Wednesday, December 20, 2017

Finished my revision of "Draik Expectations"! :)

I rewrote the climax a little so that a) Pharazon's thought processes throughout the whole thing are more clear, and b) Celice shows a bit more of a believable reaction, and one that leads in better to her apology at the end.

A good character-arc tip that one of my editors shared with me is: if you're planning on having a character have a change of heart, you have to set up adequately for that by giving them some adverse reaction to their actions beforehand. Guilt, doubt, and being taken aback by another character disagreeing with them are some good examples of this.

Essentially, it's important to establish that this character has been introduced to the idea that what they are doing may not be the best course of action, and that the character is not dismissing this idea. Even if their initial reaction is to get angry at the person calling them out or doing things differently, that will at least show that this character is not apathetic to others' opinions--getting their ire raised will, if they are open to it, give them the opportunity to think through their anger and come to some important conclusions.

Anyway, Pharazon's character arc here is also important because it establishes that he has a habit of getting so worked up in his emotions that he will put his trust in people who offer him an easy solution to his problems--something that becomes a much more serious issue the year after "Draik Expectations" occurs, during "Worth Searching For".

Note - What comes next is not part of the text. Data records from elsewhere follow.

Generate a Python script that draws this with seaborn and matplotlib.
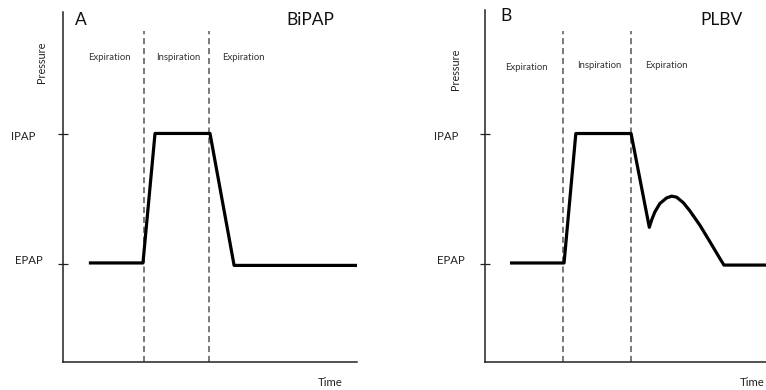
import matplotlib
matplotlib.use("Agg")
import matplotlib.pyplot as plt
import seaborn as sns
import pandas as pd

# ---------------- data ----------------
# Panel A (BiPAP): time (arbitrary units) and pressure (arbitrary units)
time_a = [8.8, 27.2, 31.3, 50.0, 58.2, 100.0]
pressure_a = [28.3, 28.3, 65.3, 65.3, 27.6, 27.6]
phase_bounds_a = [27.6, 49.8]

# Panel B (PLBV)
time_b = [8.6, 27.0, 31.0, 49.8, 56.0, 56.8, 57.9, 59.6, 61.9, 63.6, 65.3,
          67.6, 69.8, 73.2, 76.6, 80.0, 81.4, 95.7]
pressure_b = [28.3, 28.3, 65.3, 65.3, 38.5, 40.6, 42.9, 45.3, 46.9, 47.4, 47.1,
              45.5, 43.2, 39.1, 34.4, 29.6, 27.7, 27.7]
phase_bounds_b = [26.6, 49.8]

level_ticks = [28.0, 65.1]
level_labels = ["EPAP", "IPAP"]
phase_labels = ["Expiration", "Inspiration", "Expiration"]
panel_letters = ["A", "B"]
panel_titles = ["BiPAP", "PLBV"]
x_label = "Time"
y_label = "Pressure"

# ---------------- style ----------------
sns.set_style("white")
plt.rcParams["font.family"] = ["Lato", "DejaVu Sans"]

W, H = 766, 390
fig = plt.figure(figsize=(W / 100, H / 100), dpi=100)


def fpos(x, y):
    return x / W, 1 - y / H


def make_axes(left, right, top, bottom):
    return fig.add_axes([left / W, 1 - bottom / H, (right - left) / W, (bottom - top) / H])


ax_a = make_axes(63, 357, 12, 362)
ax_b = make_axes(484.7, 766, 10, 362)

panels = [
    dict(ax=ax_a, t=time_a, p=pressure_a, bounds=phase_bounds_a, xlim=(0, 100), ylim=(0, 100),
         letter=(81, 20), title=(310, 20), ylab=(42, 62), lvl=[(29, 260), (23, 136)],
         time=(330, 382), phases=[(109, 58), (178, 58), (243, 57)]),
    dict(ax=ax_b, t=time_b, p=pressure_b, bounds=phase_bounds_b, xlim=(0, 95.7), ylim=(0, 100.6),
         letter=(506, 16), title=(722, 20), ylab=(456, 69), lvl=[(451, 260), (446, 136)],
         time=(752, 382), phases=[(526, 67), (599, 66), (666, 66)]),
]

for i, pn in enumerate(panels):
    ax = pn["ax"]
    df = pd.DataFrame({"time": pn["t"], "pressure": pn["p"]})
    sns.lineplot(data=df, x="time", y="pressure", sort=False, ax=ax,
                 color="black", linewidth=2.3, solid_joinstyle="round",
                 solid_capstyle="butt", zorder=3)
    for b in pn["bounds"]:
        ax.plot([b, b], [0, 94.6], color="#555555", linestyle=(0, (4, 2.5)),
                linewidth=1.1, zorder=2)
    ax.set_xlim(*pn["xlim"])
    ax.set_ylim(*pn["ylim"])
    ax.set_xlabel("")
    ax.set_ylabel("")
    ax.set_xticks([])
    ax.set_yticks(level_ticks)
    ax.set_yticklabels([])
    ax.tick_params(axis="y", direction="inout", length=7.5, width=0.9, color="#222222", left=True)
    for s in ["top", "right"]:
        ax.spines[s].set_visible(False)
    for s in ["left", "bottom"]:
        ax.spines[s].set_color("#222222")
        ax.spines[s].set_linewidth(1.1)
    ax.patch.set_alpha(0)

    fig.text(*fpos(*pn["letter"]), panel_letters[i], fontsize=12.5, ha="center", va="center",
             color="#111111")
    fig.text(*fpos(*pn["title"]), panel_titles[i], fontsize=12.5, ha="center", va="center",
             color="#111111")
    fig.text(*fpos(*pn["ylab"]), y_label, fontsize=7.8, rotation=90, ha="center", va="center",
             color="#222222")
    for (x, y), lab in zip(pn["lvl"], level_labels):
        fig.text(*fpos(x, y), lab, fontsize=8.2, ha="center", va="center", color="#222222")
    fig.text(*fpos(*pn["time"]), x_label, fontsize=8.2, ha="center", va="center", color="#222222")
    for (x, y), lab in zip(pn["phases"], phase_labels):
        fig.text(*fpos(x, y), lab, fontsize=6.8, ha="center", va="center", color="#333333")

fig.savefig("out.png", dpi=100, facecolor="white")
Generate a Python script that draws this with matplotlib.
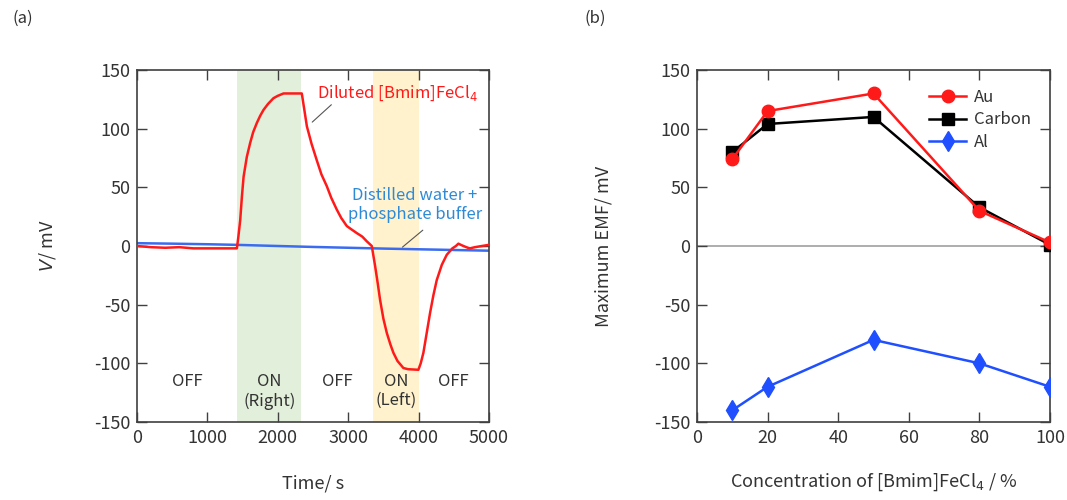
import matplotlib
matplotlib.use("Agg")
import matplotlib.pyplot as plt

plt.rcParams['font.family'] = ['Noto Sans CJK JP', 'DejaVu Sans']
plt.rcParams['axes.unicode_minus'] = False

# ---- Panel (a) data ----
time_red = [0, 200, 400, 600, 800, 1000, 1200, 1400, 1419, 1440, 1466, 1490, 1514, 1560, 1608,
            1650, 1703, 1750, 1797, 1860, 1939, 2000, 2081, 2200, 2341, 2413, 2480, 2554, 2620,
            2696, 2760, 2838, 2900, 2980, 3050, 3122, 3200, 3264, 3335, 3382, 3420, 3453, 3500,
            3548, 3600, 3642, 3700, 3784, 3850, 3997, 4030, 4068, 4110, 4163, 4210, 4258, 4330,
            4400, 4480, 4530, 4565, 4600, 4636, 4700, 4730, 4800, 4900, 5000]
volt_red = [0, -1, -1.5, -1, -2, -2, -2, -2, -2, 8, 22, 42, 59, 76, 88,
            97, 105, 111, 116, 121, 126, 128, 130, 130, 130, 102, 87, 73, 61,
            51, 41, 31, 24, 17, 14, 11, 8, 4, 0, -17, -32, -46, -62,
            -74, -84, -91, -98, -104, -105, -105.5, -100, -91, -76, -57, -42, -29, -16,
            -7.5, -2, 0, 2, 1, 0, -1.5, -2, -1, 0, 1]

time_blue = [0, 500, 1000, 1400, 2000, 2500, 3000, 3500, 4000, 4500, 5000]
volt_blue = [2.4, 2.0, 1.5, 1.0, 0.0, -0.8, -1.5, -2.2, -2.8, -3.4, -4.0]

on_right = (1425, 2335)
on_left = (3355, 4000)

state_x = [710, 1880, 2840, 3675, 4500]
state_labels = ['OFF', 'ON\n(Right)', 'OFF', 'ON\n(Left)', 'OFF']

# ---- Panel (b) data ----
conc = [10, 20, 50, 80, 100]
emf_au = [74, 115, 130, 30, 3]
emf_carbon = [80, 104, 110, 33, 1]
emf_al = [-140, -120, -80, -100, -120]

text_col = '#333333'
spine_col = '#404040'

fig = plt.figure(figsize=(10.67, 5.0), dpi=100)
ax1 = fig.add_axes([137/1067, 1-422/500, 352/1067, 352/500])
ax2 = fig.add_axes([697/1067, 1-422/500, 353/1067, 352/500])

for ax in (ax1, ax2):
    ax.tick_params(direction='in', length=7, width=1, top=True, right=True,
                   labelsize=13, colors=spine_col, labelcolor=text_col, pad=5)
    for s in ax.spines.values():
        s.set_color(spine_col)
        s.set_linewidth(1.2)

# Panel (a)
ax1.axvspan(*on_right, color='#e2efda', lw=0, zorder=0)
ax1.axvspan(*on_left, color='#fff2cc', lw=0, zorder=0)
ax1.plot(time_blue, volt_blue, color='#3b6cf0', lw=1.8, zorder=2)
ax1.plot(time_red, volt_red, color='#ff1a1a', lw=1.8, zorder=3)
ax1.set_xlim(0, 5000)
ax1.set_ylim(-150, 150)
ax1.set_xticks([0, 1000, 2000, 3000, 4000, 5000])
ax1.set_yticks([-150, -100, -50, 0, 50, 100, 150])
ax1.set_xlabel('Time/ s', fontsize=13, color=text_col, labelpad=20)
ax1.set_ylabel(r'$V$/ mV', fontsize=13, color=text_col, labelpad=26)

ax1.annotate('', xy=(2460, 104), xytext=(2790, 122),
             arrowprops=dict(arrowstyle='-', color='#555555', lw=0.8))
ax1.text(2560, 130, r'Diluted [Bmim]FeCl$_4$', color='#ff1a1a', fontsize=12,
         ha='left', va='center')
ax1.annotate('', xy=(3740, -2.5), xytext=(4090, 15),
             arrowprops=dict(arrowstyle='-', color='#555555', lw=0.8))
ax1.text(3950, 35, 'Distilled water +\nphosphate buffer', color='#2f8ad6',
         fontsize=12, ha='center', va='center', linespacing=1.15)

for x, lab in zip(state_x, state_labels):
    if '\n' in lab:
        ax1.text(x, -108, lab, ha='center', va='top', fontsize=12,
                 color=text_col, linespacing=1.2)
    else:
        ax1.text(x, -115.5, lab, ha='center', va='center', fontsize=12,
                 color=text_col)

# Panel (b)
ax2.axhline(0, color='#a0a0a0', lw=1.2, zorder=1)
ax2.plot(conc, emf_au, color='#ff1a1a', lw=1.8, marker='o', ms=9, label='Au', zorder=4)
ax2.plot(conc, emf_carbon, color='black', lw=1.8, marker='s', ms=8, label='Carbon', zorder=3)
ax2.plot(conc, emf_al, color='#1f4fff', lw=1.8, marker='d', ms=10, label='Al', zorder=3)
ax2.set_xlim(0, 100)
ax2.set_ylim(-150, 150)
ax2.set_xticks([0, 20, 40, 60, 80, 100])
ax2.set_yticks([-150, -100, -50, 0, 50, 100, 150])
ax2.set_xlabel(r'Concentration of [Bmim]FeCl$_4$ / %', fontsize=13, color=text_col, labelpad=18)
ax2.set_ylabel('Maximum EMF/ mV', fontsize=13, color=text_col, labelpad=30)
leg = ax2.legend(loc='upper right', frameon=False, fontsize=12, handlelength=2.2,
                 borderaxespad=0.4, labelspacing=0.35, handletextpad=0.5,
                 bbox_to_anchor=(0.985, 0.985))
for t in leg.get_texts():
    t.set_color(text_col)

fig.text(12/1067, 1-18/500, '(a)', fontsize=12, color=text_col, va='center')
fig.text(585/1067, 1-18/500, '(b)', fontsize=12, color=text_col, va='center')

fig.savefig('out.png', dpi=100)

Another big change in the climax is that in the revision, Pharazon's and Celice's make-up process is more realistic. In the original, Pharazon was far too quick to accept Celice as a friend, and in light of his actions in "Worth Fighting For", it's established that Pharazon (at least at this point in his life) does not let go of grudges easily and has difficulty forgiving others. I feel that it's important that this character trait of his manifests in this story, as foreshadowing for when it gets him into far more severe trouble in "Worth Fighting For". While in "Draik Expectations" he learns the importance of forgiving others when they apologize, in "Worth Fighting For" he learns the importance of forgiving others even when they don't apologize, and why it's important to seek solutions that will help everyone, rather than act on vengeful and hateful impulses.